Ryle is right, of course. But how do we pray in this way?

I’ve always found it interesting how little time John Calvin spends theologizing on the doctrine of prayer in The Institutes of Christian Religion, but how much time he spends on the practice of praying. Calvin understood that prayer is communion with God—an intimate and ongoing conversation built on love. Like all forms of communication, there are certain guiding principles—you might call them rules—that one follows to facilitate and maintain close relationship.

Helpfully, Joel Beeke, President of Puritan Reformed Theological Seminary in Grand Rapids, MI, explores Calvin’s writing on prayer in a work entitled, Taking Hold of God. Reflecting on Calvin, Beeke distills four basic rules for conversation with God.

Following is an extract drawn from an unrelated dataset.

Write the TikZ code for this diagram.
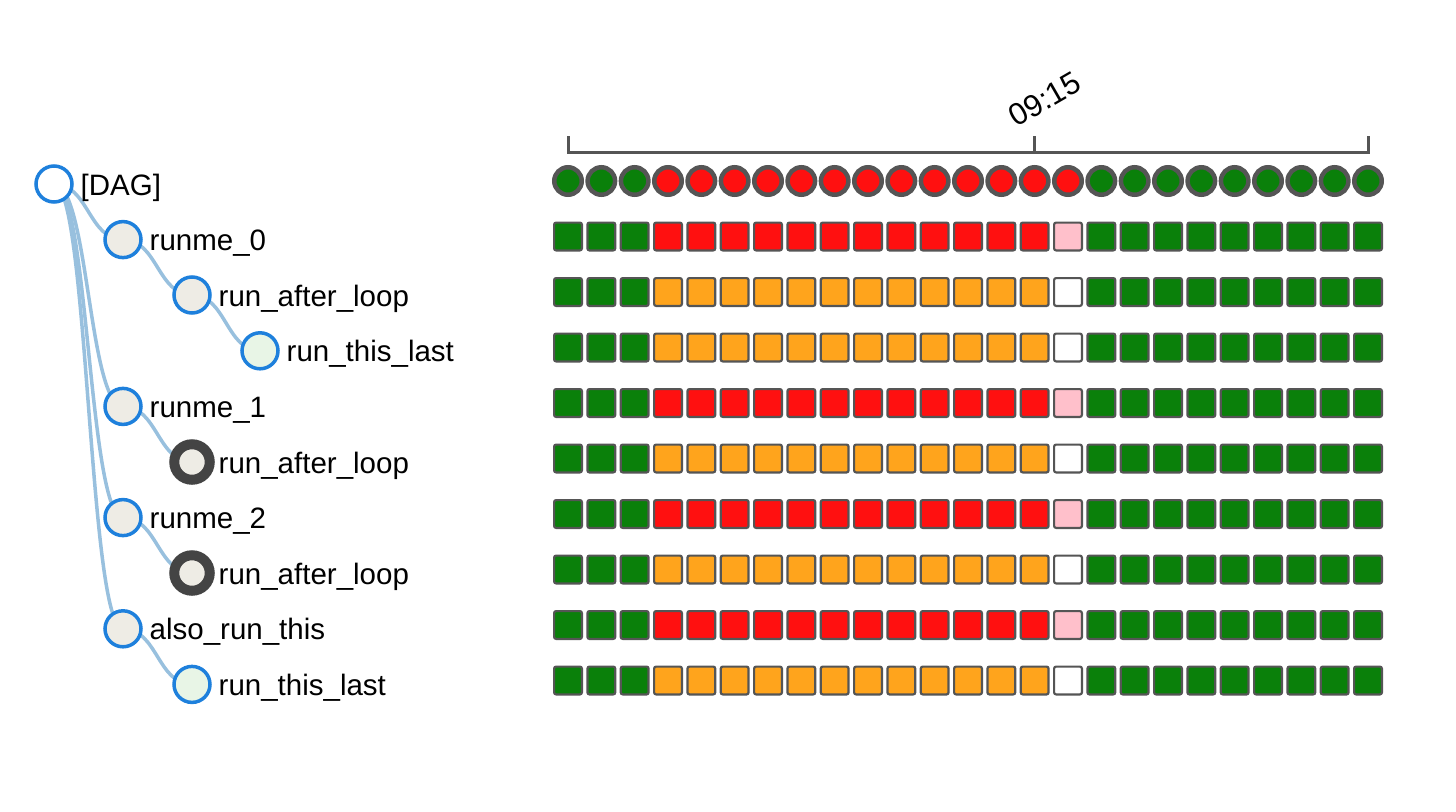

1.     Heartfelt Sense of Reverence – Our prayers should take into account who we are speaking with, namely, God. Being moved by His character and the fact He desires to speak with us; should create within us a sense of awe, a holy reverence. Why? Because the God of the universe is mindful of us, desiring to hear from us.

2.     Heartfelt Sense of Need & Repentance – As soon as we come in contact with the nature of God, we see our want. Calvin says we should have the “disposition of a beggar.” We see His glory, and with yearning that His will is to be done, we pray with the sense that our very life depends on it.

3.     Heartfelt Sense of Humility and Trust in God – Naturally flowing from the two previous points is the realization that we despair of our position and ability and yield ourselves entirely to God. Confidence in self is drained, and transferred wholly to God, knowing that the heavenly Father will give to us all we need (Luke 11:13).

4.     Heartfelt Sense of Confident Hope – Because the Scripture assures us of the Father’s great and unchangeable love for His children, we can pray expectantly. If we are in Christ, we have no reason to fear and every reason to hope. Our inheritance is absolutely sure (I Peter 1:3-4). Our prayers must reflect this surety, issuing forth with an unshakable confidence and joy.

If these four rules were to become the heart habit of your prayer life, what a difference it would make in your relationship with the Lord! Be forewarned though: these rules must not become rote. The key word in every point is “heartfelt.” So, let love for God stir your heart, filling your every prayer with enjoyment of heartfelt communion with the living God.